How To Groom the Financial Leaders of the Future
By Anne Stuart
Jeff Anderson can sum up the job of preparing the next generation of financial leaders in two words: Hard work.
“No question about it,” says Anderson, a former corporate-finance and global-development executive for RR Donnelly & Sons Co., the commercial printing giant. “Leadership development is a difficult, time-consuming task.”
But, he adds, it’s a necessary investment—and one that, done well, will pay off handsomely when today’s promising finance and accounting professionals become tomorrow’s top finance and accounting executives.
And it’s no cliché to say any successful effort begins at the top, says Anderson, now associate dean for leadership development at the University of Chicago Graduate School of Business. “It starts with the organization making leadership development a genuine priority,” he says.
That, of course, is easier said than done. “I don’t find a lot of resistance to the concept—in fact, I find almost universal buy-in,” Anderson says. “It’s the actual implementation that often falls short.”
An ongoing responsibility: How to get a leadership development initiative started
Getting a leadership-development initiative off the ground also requires individual commitment by anyone who supervises finance and accounting talent. That, too, is typically more challenging than it sounds at first.
“The world is complex and moving fast, and in those roles, you have plenty of competing priorities,” says Anderson, who’s also a CPA and veteran executive coach. “It really takes an effort to make sure that as a leader or a manager, you’re allocating enough of your energy to leadership development.”
In addition, grooming next-generation leaders is an ongoing responsibility, not an occasional one. Anderson compares the job to panning for gold, relentlessly scrutinizing what you have, and looking for what you want. “You’re constantly taking a hard look at who you have, who you want to develop,” he says. “Then you have to figure out how you’re going do that.”
The conventional-wisdom answer: a corporate management-training program. Anderson’s answer is a far more customized approach. Two ways to provide that personalized attention:
Formal mentorships. Anderson, who’s been both a mentor and a mentee, says many people mistakenly view mentoring as a short-term, almost “transactional” process. “But the best relationships are very long-term, and they’re very holistic,” he says.
“When I’m in a mentoring situation, I develop a relationship that has a professional dimension, but I get to know the other party personally as well.” That kind of in-depth, ongoing mentorship is most likely to help develop a future leader.

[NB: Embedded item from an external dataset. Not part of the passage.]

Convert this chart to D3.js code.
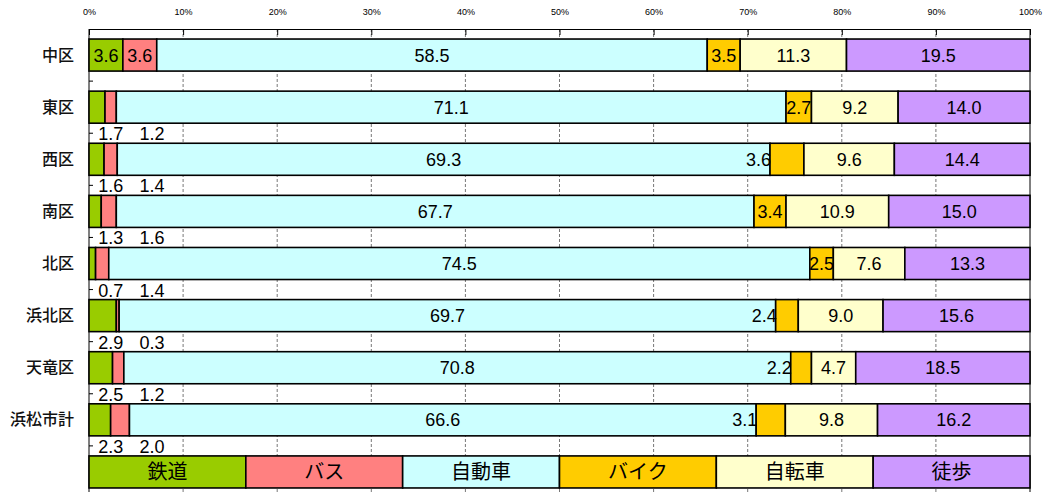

The key to successful mentoring: “Make time for the other person. Show an interest in his or her career. Make yourself available. Try to connect in very human ways,” Anderson says.
That’s another investment likely to yield a high return, he adds: “You’ll benefit from the relationship as well. I continue to learn every day from the executive clients that I interact with.”
Customized coaching. “Standardized training programs use a one-size-fits-all approach. They don’t get into areas of individual need,” Anderson says. Instead, he recommends pairing promising employees with external consultants who can help them address their weakest areas.
As an example, he describes a staffer who might be highly talented at accounting, but who lacks the communication skills that are key to any leadership role. “So what that person specifically needs is help learning how to interact with groups of different sizes, help telling [business] stories,” he says. “There’s no substitute for doing that and getting honest feedback.”
Managers can continue that personalized approach by giving staffers “thoughtful, challenging assignments geared to the skills they’re looking to improve,” Anderson says.
Another tried-and-true method for grooming finance and accounting leaders: Get them out of their own departments for awhile. “Having them spend time in non-finance disciplines—for instance, in operations—will make them much better finance leaders. They’ll learn a lot of things from spending time in other areas.”
Paradoxically, any successful leadership-development program must allow room for occasional failure. When an otherwise promising leader makes a mistake or supports a project that falls through or flops, Anderson recommends following up with a non-punitive conversation.
“Take a moment to sit with the person and say, ‘What did you learn from that? How might that impact the way you approach a similar problem next time?’” he says. “The right coaching or mentoring in that kind of situation can make all the difference to someone’s career.”
And that approach illustrates Anderson’s essential philosophy. Leadership development—in finance and accounting as well as in most other disciplines—ultimately involves learning first-hand what works and what doesn’t.
“The most powerful leadership education is just experience,” he says. “Having been through things and having taken time to reflect on them—that’s the best kind of learning.”
Other experts recommend the following tips to making a mentoring relationship work:
- Build a trusting relationship by allowing the mentee to play a role in determining how the relationship will work.
- Lay out the specifics of what each party (mentor and mentee) wants from the relationship.
- Make sure that mentors actively listen to mentees’ goals—and don’t steamroll them with their own ideas.
- Envision what a positive outcome will be for each of the stated goals.